The classical thread for today is short and practical: प्रच्छर्दनविधारणाभ्यां वा प्राणस्य, pracchardana-vidhāraṇābhyāṃ vā prāṇasya, from Yoga Sūtra 1.34. A plain reading: the breath can help steady the mind through release and gentle holding. 1

Card 1: the name

नाड़ी शोधन प्राणायाम Nāḍī Śodhana Prāṇāyāma Alternate-nostril breathing
Think of the practice as clearing a narrow path. You do not push the breath through. You make the passage quiet enough for the next breath to arrive without argument.

Card 2: benefits

Physical benefits can be simple and felt quickly: a slower breathing rhythm, softer shoulders and jaw, clearer nasal awareness, and a steadier upright seat. Keep the effort light.

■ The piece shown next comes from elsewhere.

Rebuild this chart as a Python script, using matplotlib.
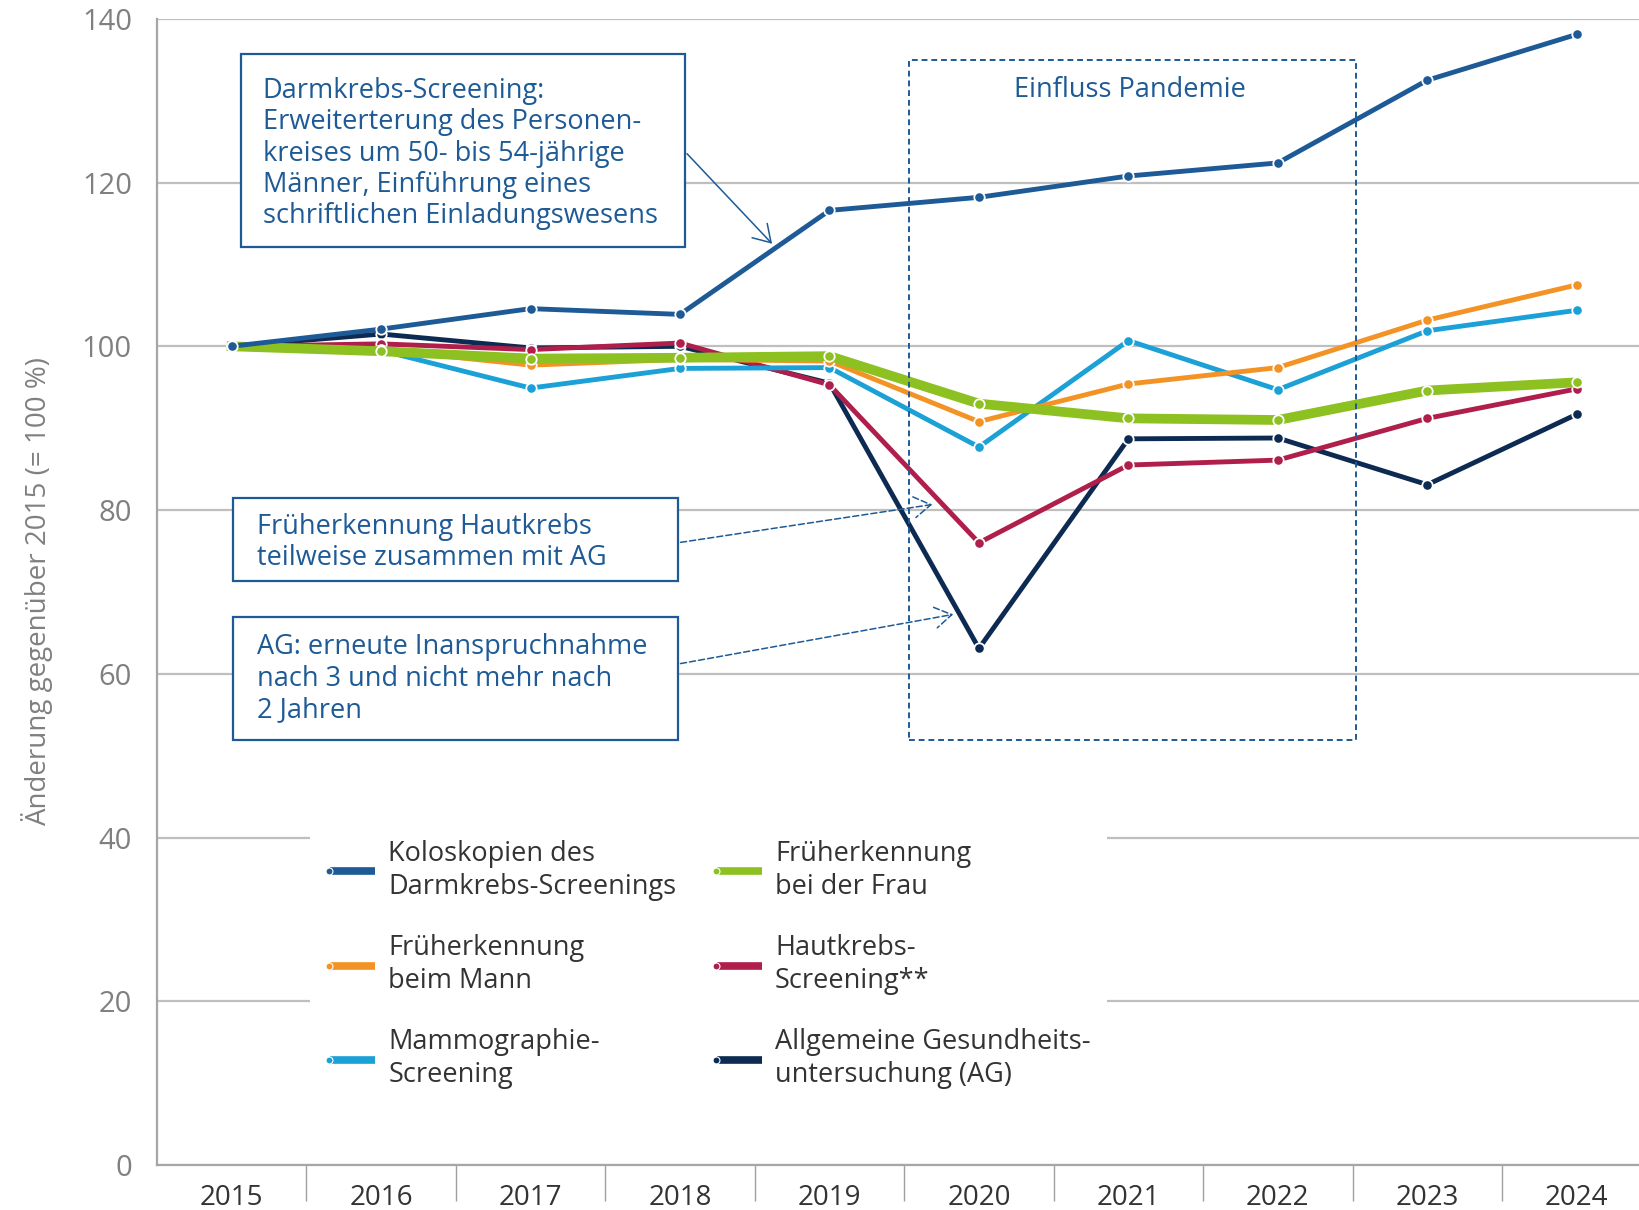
import matplotlib
matplotlib.use("Agg")
import matplotlib.pyplot as plt
from matplotlib.patches import Rectangle, FancyArrowPatch
from matplotlib.lines import Line2D
from matplotlib.legend_handler import HandlerBase

plt.rcParams['font.family'] = ['Open Sans', 'DejaVu Sans']

# data (index 2015 = 100)
years = ['2015', '2016', '2017', '2018', '2019', '2020', '2021', '2022', '2023', '2024']

koloskopien = [100, 102.1, 104.6, 103.9, 116.6, 118.2, 120.8, 122.4, 132.5, 138.1]
frueh_mann = [100, 99.6, 97.7, 98.4, 98.2, 90.8, 95.4, 97.4, 103.2, 107.5]
mammographie = [100, 99.5, 94.9, 97.3, 97.4, 87.7, 100.7, 94.7, 101.9, 104.4]
frueh_frau = [100, 99.4, 98.5, 98.6, 98.8, 93.0, 91.2, 91.0, 94.6, 95.6]
hautkrebs = [100, 100.3, 99.6, 100.4, 95.3, 76.0, 85.5, 86.1, 91.2, 94.8]
ag = [100, 101.5, 99.8, 100.0, 95.5, 63.1, 88.7, 88.8, 83.1, 91.7]

labels = ['Koloskopien des\nDarmkrebs-Screenings',
          'Früherkennung\nbeim Mann',
          'Mammographie-\nScreening',
          'Früherkennung\nbei der Frau',
          'Hautkrebs-\nScreening**',
          'Allgemeine Gesundheits-\nuntersuchung (AG)']

c_kolo = '#1d5a96'
c_mann = '#f39325'
c_mammo = '#1ba1d6'
c_frau = '#8dc021'
c_haut = '#b01e4b'
c_ag = '#0d2b52'
c_text = '#1d5a96'
c_grid = '#bfbfbf'

W, H = 1568, 1157  # coordinates measured on the shrunk reference


def fx(x):
    return x / W


def fy(y):
    return 1 - y / H


fig = plt.figure(figsize=(16.4, 12.1), dpi=100)
ax = fig.add_axes([fx(150), fy(1114), 10 * 142.9 / W, (1114 - 18) / H])

x = list(range(len(years)))
mk = dict(marker='o', markersize=7.5, markeredgecolor='white', markeredgewidth=1.3)

l_ag, = ax.plot(x, ag, color=c_ag, lw=3.5, label=labels[5], zorder=3, **mk)
l_haut, = ax.plot(x, hautkrebs, color=c_haut, lw=3.5, label=labels[4], zorder=3, **mk)
l_mammo, = ax.plot(x, mammographie, color=c_mammo, lw=3.5, label=labels[2], zorder=3, **mk)
l_mann, = ax.plot(x, frueh_mann, color=c_mann, lw=3.5, label=labels[1], zorder=3, **mk)
l_frau, = ax.plot(x, frueh_frau, color=c_frau, lw=7, label=labels[3], zorder=3, **mk)
l_kolo, = ax.plot(x, koloskopien, color=c_kolo, lw=3.5, label=labels[0], zorder=3, **mk)
for l in ax.get_lines():
    l.set_clip_on(False)

ax.set_xlim(-0.5, 9.5)
ax.set_ylim(0, 140)
ax.set_yticks(range(0, 141, 20))
ax.yaxis.grid(True, color=c_grid, lw=1.6, zorder=0)
ax.set_axisbelow(True)
ax.tick_params(axis='y', length=0, pad=18, labelsize=21, labelcolor='#808080')

ax.set_xticks(x)
ax.set_xticklabels(years)
ax.set_xticks([i + 0.5 for i in range(9)], minor=True)
ax.tick_params(axis='x', which='major', length=0, pad=14, labelsize=20, labelcolor='#333333')
ax.tick_params(axis='x', which='minor', length=26, width=1, color='#a0a0a0')

for s in ['top', 'right']:
    ax.spines[s].set_visible(False)
ax.spines['left'].set_color('#a6a6a6')
ax.spines['bottom'].set_color('#a6a6a6')
ax.spines['left'].set_linewidth(1.6)
ax.spines['bottom'].set_linewidth(1.6)

ax.set_ylabel('Änderung gegenüber 2015 (= 100 %)', fontsize=20, color='#808080', labelpad=21)

# annotation boxes
def box(x0, y0, x1, y1, ls='-'):
    r = Rectangle((fx(x0), fy(y1)), fx(x1) - fx(x0), fy(y0) - fy(y1), transform=fig.transFigure,
                  fill=True, facecolor='white', edgecolor=c_text, lw=1.6, ls=ls, zorder=5)
    fig.patches.append(r)


def arrow(x0, y0, x1, y1, ls='-'):
    a = FancyArrowPatch((fx(x0), fy(y0)), (fx(x1), fy(y1)), transform=fig.transFigure,
                        arrowstyle='->,head_length=8,head_width=5', color=c_text, lw=1.1,
                        linestyle=ls, mutation_scale=1.5, zorder=6)
    fig.patches.append(a)


# pandemic box (dashed, no fill)
pan = Rectangle((fx(869), fy(708)), fx(1296) - fx(869), fy(57) - fy(708), transform=fig.transFigure,
                fill=False, edgecolor=c_text, lw=1.4, ls=(0, (3, 2)), zorder=4)
fig.patches.append(pan)
fig.text(fx(1080), fy(86), 'Einfluss Pandemie', fontsize=19.5, color=c_text, ha='center', va='center')

box(230, 52, 655, 236)
fig.text(fx(251), fy(147), 'Darmkrebs-Screening:\nErweiterterung des Personen-\nkreises um 50- bis 54-jährige\n'
         'Männer, Einführung eines\nschriftlichen Einladungswesens',
         fontsize=19.5, color=c_text, ha='left', va='center', linespacing=1.16, zorder=7)
arrow(655, 145, 740, 235)

box(223, 476, 648, 556)
fig.text(fx(246), fy(519), 'Früherkennung Hautkrebs\nteilweise zusammen mit AG',
         fontsize=19.5, color=c_text, ha='left', va='center', linespacing=1.16, zorder=7)
arrow(648, 519, 894, 482, ls=(0, (4, 2)))

box(223, 590, 648, 708)
fig.text(fx(246), fy(649), 'AG: erneute Inanspruchnahme\nnach 3 und nicht mehr nach\n2 Jahren',
         fontsize=19.5, color=c_text, ha='left', va='center', linespacing=1.16, zorder=7)
arrow(648, 635, 914, 587, ls=(0, (4, 2)))


# legend handle: short thick line with a dot at its left end
class LeftDot(HandlerBase):
    def create_artists(self, legend, orig_handle, xdescent, ydescent, width, height, fontsize, trans):
        y = height / 2 - ydescent
        seg = Line2D([-xdescent + 3, width - xdescent], [y, y], color=orig_handle.get_color(),
                     lw=5.5, solid_capstyle='butt', transform=trans)
        dot = Line2D([-xdescent + 2], [y], marker='o', markersize=5, color=orig_handle.get_color(),
                     markeredgecolor='white', markeredgewidth=0.8, transform=trans)
        return [seg, dot]


handles = [l_kolo, l_mann, l_mammo, l_frau, l_haut, l_ag]
leg = fig.legend(handles, [h.get_label() for h in handles], ncol=2, loc='upper left',
                 bbox_to_anchor=(fx(296), fy(788)), bbox_transform=fig.transFigure,
                 frameon=True, facecolor='white', edgecolor='none', framealpha=1, fancybox=False,
                 fontsize=19.5, handlelength=1.8, handletextpad=0.5, columnspacing=1.35,
                 labelspacing=1.25, borderpad=0.6, borderaxespad=0,
                 handler_map={type(l_kolo): LeftDot()})
for t in leg.get_texts():
    t.set_color('#333333')
    t.set_linespacing(1.2)

fig.savefig('out.png', dpi=100)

If the body starts to brace, the practice has become too strong.
Emotional benefits are mostly about the pause. Nāḍī Śodhana can give the mind one small gap before speaking, typing, deciding, or going to sleep. It is useful when attention is scattered but you do not want to add another task to the day.

Card 3: age-wise guidance

Children 6+: make it playful. Try "smell a flower, blow a feather" before using the nostrils separately. No breath-holding.
Teens 13–17: use three soft rounds before study, rehearsal, or a difficult conversation. The goal is focus, not perfect technique.
Adults 18–60: try it before a hard reply. Sit tall, relax the jaw, and keep the breath quieter than your thoughts.
Seniors 60+: practise seated in a chair if that feels steadier. Skip breath-holds, keep the exhale comfortable, and stop if there is dizziness or breathlessness.
Avoid force if you are very congested, dizzy, short of breath, or recovering from a respiratory flare-up. If closing the nostrils feels irritating, use the safer alternative: breathe in through the nose, breathe out slowly through the nose, and let both hands rest.

Mnemonic

Nāḍī = channel. Śodhana = clearing. So the name already tells you what to remember: clear the channel before you choose the next action.

Real-world connection

The everyday version is the pause before answering a message. That tiny space between reading and replying is Nāḍī Śodhana in spirit, even when no one can see you practising yoga.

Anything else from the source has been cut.